There are times, even today, after so many years, I remember those days. I remember all that the experience gave me. It gave me the ability to understand that whatever it was that was happening, it was outside of me. It had nothing to do with me as a person.
I also feel a sense of compassion for all those who suffered and at the same time a sense of content; that, unlike many of the other inmates in the camps, I do not have the need to avenge myself because I have survived. I never felt like a victim. I am a survivor and that is way too different, although, not many can understand the thin line of difference between the two.
There were many fellow prisoners who thought of the ruling officers and of Hitler as being inhuman. But I never felt that way. I also never let myself become inhuman in any way. I had understood one thing… People deny they are nasty when they do not want to feel that they are nasty. All of us have capacity to be sadistic and horrible with other people but we don't do it. People are born neither good nor bad, but the badness comes from how you are treated as a child. If you are treated well as a child, you can't become a Hitler.
Despite my horrid experience I could forgive that man under the influence of whom millions of innocent people were slaughtered for no fault of theirs.
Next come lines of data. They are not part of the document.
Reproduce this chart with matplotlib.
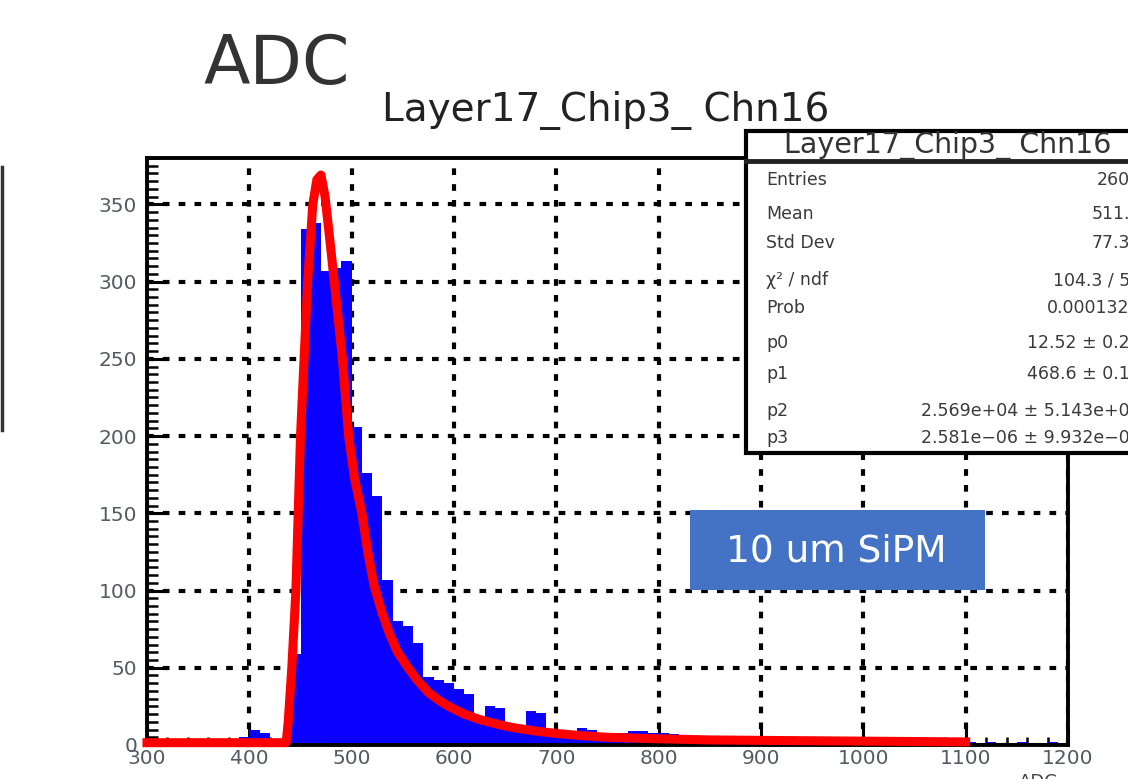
import matplotlib
matplotlib.use('Agg')
import matplotlib.pyplot as plt
import numpy as np
from matplotlib.ticker import MultipleLocator
from matplotlib.patches import Rectangle
from matplotlib.lines import Line2D

# histogram: 90 bins of 10 ADC between 300 and 1200
bin_edges = np.arange(300, 1201, 10)
counts = [0, 0, 0, 0, 0, 0, 0, 0,
          1, 5, 10, 8, 2, 3, 59, 334, 338, 307, 309, 313,
          206, 176, 161, 107, 80, 77, 66, 44, 42, 40,
          36, 33, 16, 25, 24, 10, 9, 22, 21, 10,
          9, 8, 11, 10, 6, 5, 8, 9, 9, 8,
          8, 7, 5, 3,
          3, 2, 3, 2, 2, 3,
          2, 2, 1, 2, 2, 1, 2, 1, 2, 2,
          1, 2, 1, 1, 2, 1, 1, 2, 1, 1,
          2, 1, 2, 1, 1, 2, 1, 1, 2, 1]

# fitted curve
fit_x = [300, 436, 438, 441.5, 445.5, 450, 453.5, 457, 462, 466, 470, 474, 479,
         483, 491, 497, 503, 510, 516, 522, 530, 537, 545, 554, 564, 575, 585,
         595, 610, 625, 645, 660, 680, 700, 725, 750, 800, 850, 900, 1000, 1100]
fit_y = [1.5, 1.5, 15, 50, 100, 200, 250, 300, 350, 366, 369, 355, 325,
         300, 250, 200, 172, 150, 124, 103, 85, 72, 60, 51, 42, 34, 29,
         25, 20, 16.5, 13, 11, 9, 7.5, 6, 5, 4, 3.3, 3, 2.5, 2]

stat_labels = ['Entries', 'Mean', 'Std Dev', 'χ² / ndf', 'Prob', 'p0', 'p1', 'p2', 'p3']
stat_values = ['2600', '511.8', '77.30', '104.3 / 52', '0.0001329', '12.52 ± 0.26',
               '468.6 ± 0.18', '2.569e+04 ± 5.143e+02', '2.581e−06 ± 9.932e−07']
stat_rows_px = [180, 214, 243, 280, 308, 343, 374, 411, 438]

W, H = 1128, 779


def fx(px):
    return px / W


def fy(py):
    return 1 - py / H


plt.rcParams['font.family'] = ['DejaVu Sans']

fig = plt.figure(figsize=(11.28, 7.79), dpi=100)
ax = fig.add_axes([fx(147), fy(745), fx(1068) - fx(147), fy(158) - fy(745)])

ax.stairs(counts, bin_edges, fill=True, color='#0a00ff', zorder=2)
ax.plot(fit_x, fit_y, color='#ff0000', lw=6.5, zorder=3, clip_on=False)

ax.set_xlim(300, 1200)
ax.set_ylim(0, 380)
ax.xaxis.set_major_locator(MultipleLocator(100))
ax.xaxis.set_minor_locator(MultipleLocator(20))
ax.yaxis.set_major_locator(MultipleLocator(50))
ax.yaxis.set_minor_locator(MultipleLocator(5))
ax.tick_params(which='both', direction='in', top=False, right=False,
               labelcolor='#555a62', labelsize=14.5)
ax.tick_params(axis='y', which='major', length=15, width=2.2, pad=7)
ax.tick_params(axis='y', which='minor', length=8, width=1.8)
ax.tick_params(axis='x', which='major', length=12, width=2.2, pad=3)
ax.tick_params(axis='x', which='minor', length=6, width=1.8)
ax.grid(which='major', color='black', linestyle=(0, (1.6, 2.2)), linewidth=3)
ax.set_axisbelow(True)
for s in ax.spines.values():
    s.set_linewidth(2.8)

# titles
fig.text(fx(203), fy(84), 'ADC', fontsize=49, color='#333333', ha='left', va='baseline')
fig.text(fx(606), fy(121), 'Layer17_Chip3_ Chn16', fontsize=28, color='#222222',
         ha='center', va='baseline')
fig.text(fx(1058), fy(773), 'ADC', fontsize=13, color='#444444', ha='right', va='top')

# stats box
fig.add_artist(Rectangle((fx(746), fy(453)), fx(1170) - fx(746), fy(131) - fy(453),
                         transform=fig.transFigure, facecolor='white',
                         edgecolor='black', linewidth=3, zorder=5))
fig.add_artist(Line2D([fx(746), fx(1170)], [fy(161), fy(161)], transform=fig.transFigure,
                      color='#222222', lw=3.5, zorder=6))
fig.text(fx(948), fy(153), 'Layer17_Chip3_ Chn16', fontsize=20.5, color='#333333',
         ha='center', va='baseline', zorder=7)
for lab, val, ypx in zip(stat_labels, stat_values, stat_rows_px):
    fig.text(fx(766), fy(ypx), lab, fontsize=12.5, color='#3a3a3a',
             ha='left', va='center', zorder=7)
    fig.text(fx(1141), fy(ypx), val, fontsize=12.5, color='#3a3a3a',
             ha='right', va='center', zorder=7)

# blue label box
fig.add_artist(Rectangle((fx(690), fy(590)), fx(985) - fx(690), fy(510) - fy(590),
                         transform=fig.transFigure, facecolor='#4472c4',
                         edgecolor='none', zorder=5))
fig.text(fx(836), fy(551), '10 um SiPM', fontsize=27, color='white',
         ha='center', va='center', zorder=7)

# left edge remnant
fig.add_artist(Line2D([fx(2), fx(2)], [fy(167), fy(430)], transform=fig.transFigure,
                      color='#333333', lw=2.5))

fig.savefig('out.png', dpi=100)
plt.close(fig)
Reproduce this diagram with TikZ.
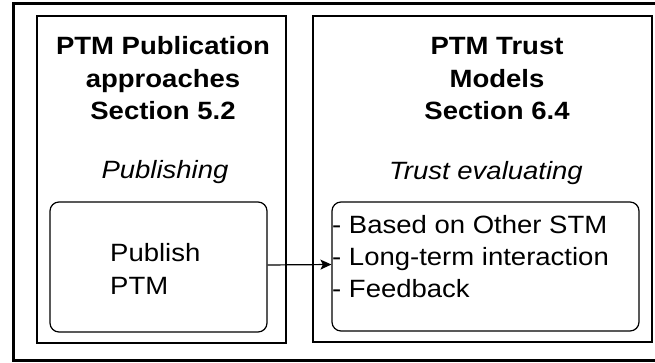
\documentclass[tikz,border=0pt]{standalone}
\usepackage{fontspec}
\setmainfont{Liberation Sans}[FakeStretch=1.1]
\usetikzlibrary{arrows.meta}

\begin{document}
\begin{tikzpicture}[x=1pt,y=-1pt,
    panel/.style={draw=black, line width=1.2pt, inner sep=0pt},
    roundbox/.style={draw=black, line width=1.2pt, rounded corners=9pt, inner sep=0pt},
    label/.style={inner sep=0pt, font=\fontsize{25}{32.5}\selectfont, align=center, anchor=base},
    link/.style={line width=1.2pt, -{Stealth[length=11pt,width=10pt,inset=2.5pt]}}]
% Page size
\useasboundingbox (0,0) rectangle (655,363);

% Outer frame (right side runs off the page)
\draw[line width=3pt] (13,3.5) rectangle (659,360);

% Two panels
\node[panel, minimum width=249pt, minimum height=327pt] (pubpanel) at (161.5,179.5) {};
\node[panel, minimum width=339pt, minimum height=326pt] (trustpanel) at (482.5,179) {};

% Panel titles (base = last line)
\node[label, font=\fontsize{25}{32.5}\selectfont\bfseries] (pubtitle) at (163,120)
    {PTM Publication\\approaches\\Section 5.2};
\node[label, font=\fontsize{25}{32.5}\selectfont\bfseries] (trusttitle) at (497,120)
    {PTM Trust\\Models\\Section 6.4};

% Panel subtitles
\node[label, font=\fontsize{25}{32.5}\selectfont\itshape] (pubsub) at (165,179) {Publishing};
\node[label, font=\fontsize{25}{32.5}\selectfont\itshape] (trustsub) at (486,180) {Trust evaluating};

% Inner boxes
\node[roundbox, minimum width=217pt, minimum height=130pt] (pub) at (158.5,267) {};
\node[roundbox, minimum width=307pt, minimum height=129pt] (trust) at (485.5,266.5) {};

% Box contents
\node[label, align=left, anchor=base west] (pubtext) at (110,294) {Publish\\PTM};
\node[label, align=left, anchor=base west, font=\fontsize{25}{32}\selectfont] (trusttext) at (332,297)
    {- Based on Other STM\\- Long-term interaction\\- Feedback};

% Connector
\draw[link] ([yshift=2pt]pub.east) -- ([yshift=2pt]trust.west);
\end{tikzpicture}
\end{document}
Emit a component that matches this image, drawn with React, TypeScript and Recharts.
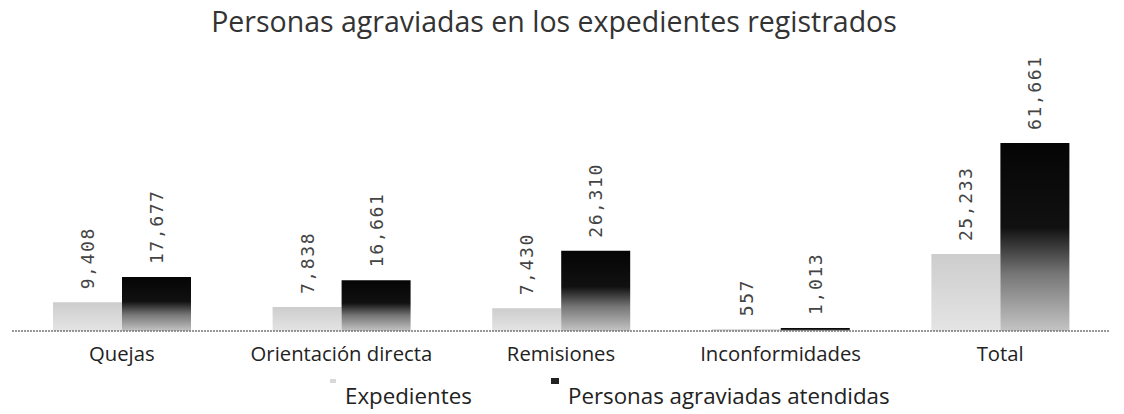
import React from 'react';
import { BarChart, Bar, XAxis, YAxis, Legend, LabelList } from 'recharts';

const categories = ['Quejas', 'Orientación directa', 'Remisiones', 'Inconformidades', 'Total'];
const expedientes = [9408, 7838, 7430, 557, 25233];
const personas = [17677, 16661, 26310, 1013, 61661];
const seriesNames = ['Expedientes', 'Personas agraviadas atendidas'];
const title = 'Personas agraviadas en los expedientes registrados';

const data = categories.map((c, i) => ({ name: c, exp: expedientes[i], per: personas[i] }));

const fmt = (v: number) => v.toLocaleString('en-US');

const VLabel = (props: any) => {
  const { x, y, width, value } = props;
  const cx = x + width / 2;
  const cy = y - 13;
  return (
    <text
      x={cx}
      y={cy}
      transform={`rotate(-90 ${cx} ${cy})`}
      textAnchor="start"
      dominantBaseline="central"
      fontFamily="'DejaVu Sans Mono', monospace"
      fontSize={18}
      letterSpacing={1.6}
      fill="#444"
    >
      {fmt(value)}
    </text>
  );
};

const LegendContent = () => (
  <div style={{ position: 'relative', height: 43, fontFamily: "'Open Sans', sans-serif", fontSize: 22.3, color: '#222' }}>
    <span style={{ position: 'absolute', left: 318, top: 8, width: 6, height: 4, background: '#d8d8d8' }} />
    <span style={{ position: 'absolute', left: 333, top: 11, lineHeight: '28px' }}>{seriesNames[0]}</span>
    <span style={{ position: 'absolute', left: 539, top: 7, width: 8, height: 6, background: '#222' }} />
    <span style={{ position: 'absolute', left: 556, top: 11, lineHeight: '28px' }}>{seriesNames[1]}</span>
  </div>
);

export default function App() {
  return (
    <div style={{ position: 'absolute', left: 0, top: 0, width: 1124, height: 414, background: '#fff' }}>
      <div
        style={{
          position: 'absolute',
          top: 2,
          left: -8,
          width: 1124,
          textAlign: 'center',
          fontFamily: "'Open Sans', sans-serif",
          fontSize: 28.5,
          color: '#333',
        }}
      >
        {title}
      </div>
      <BarChart
        width={1124}
        height={414}
        data={data}
        margin={{ top: 143, right: 14, left: 12, bottom: 0 }}
        barGap={0}
        barCategoryGap={41}
      >
        <defs>
          <linearGradient id="gExp" x1="0" y1="0" x2="0" y2="1">
            <stop offset="0%" stopColor="#cdcdcd" />
            <stop offset="100%" stopColor="#e4e4e4" />
          </linearGradient>
          <linearGradient id="gPer" x1="0" y1="0" x2="0" y2="1">
            <stop offset="0%" stopColor="#050505" />
            <stop offset="45%" stopColor="#111" />
            <stop offset="70%" stopColor="#777" />
            <stop offset="100%" stopColor="#c4c4c4" />
          </linearGradient>
        </defs>
        <YAxis hide domain={[0, 61661]} />
        <XAxis
          dataKey="name"
          height={40}
          axisLine={{ stroke: '#777', strokeWidth: 1.5, strokeDasharray: '2 1' }}
          tickLine={false}
          tick={{ fontFamily: "'Open Sans', sans-serif", fontSize: 20.3, fill: '#222', dy: 8 }}
          interval={0}
        />
        <Legend verticalAlign="bottom" height={43} content={<LegendContent />} />
        <Bar dataKey="exp" name={seriesNames[0]} fill="url(#gExp)" isAnimationActive={false}>
          <LabelList dataKey="exp" content={<VLabel />} />
        </Bar>
        <Bar dataKey="per" name={seriesNames[1]} fill="url(#gPer)" isAnimationActive={false}>
          <LabelList dataKey="per" content={<VLabel />} />
        </Bar>
      </BarChart>
    </div>
  );
}
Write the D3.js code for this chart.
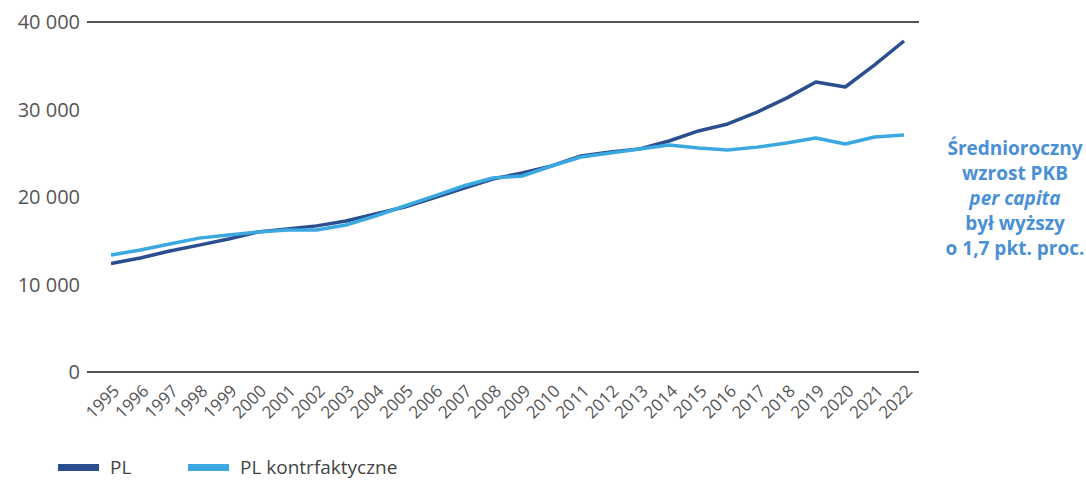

I could forgive him, although, I will never forget!
Paradoxically consequential as it may seem, I was never loved for who I was in my family. There were constant efforts made to see to it that I fit into the conforms of its orthodox structure which I had resisted for a very long time and continue to do so even today. But now, the resistance is not as much. There are two reasons. First, my family does not exist anymore. Second, and more important, the concentration camp took away all the shackles that had kept me bound in pain and opened me up to a new way of life as a whole. It taught me to love myself because no one else was ever there for me. Today, I don't need others to do things for me because I know that I may never be on the same page with anyone. I know now that I cannot be silencing my own needs just because I want to be seen as a good person or be accepted by everyone around me. And although, I may want all those things, more importantly, I want other things that really feed my soul.
Like… spending time with my grandchildren, making music, speaking to my old friends and at the top of the list is my freedom. Freedom to be myself while still accommodating people around me. I just can't tolerate getting swept away in anyone's crazy at the cost of my individuality.
Some say I am too selfish.
I feel I am myopic.
I had known this long back…
But what happened in September of 1943 strengthened my understanding of self.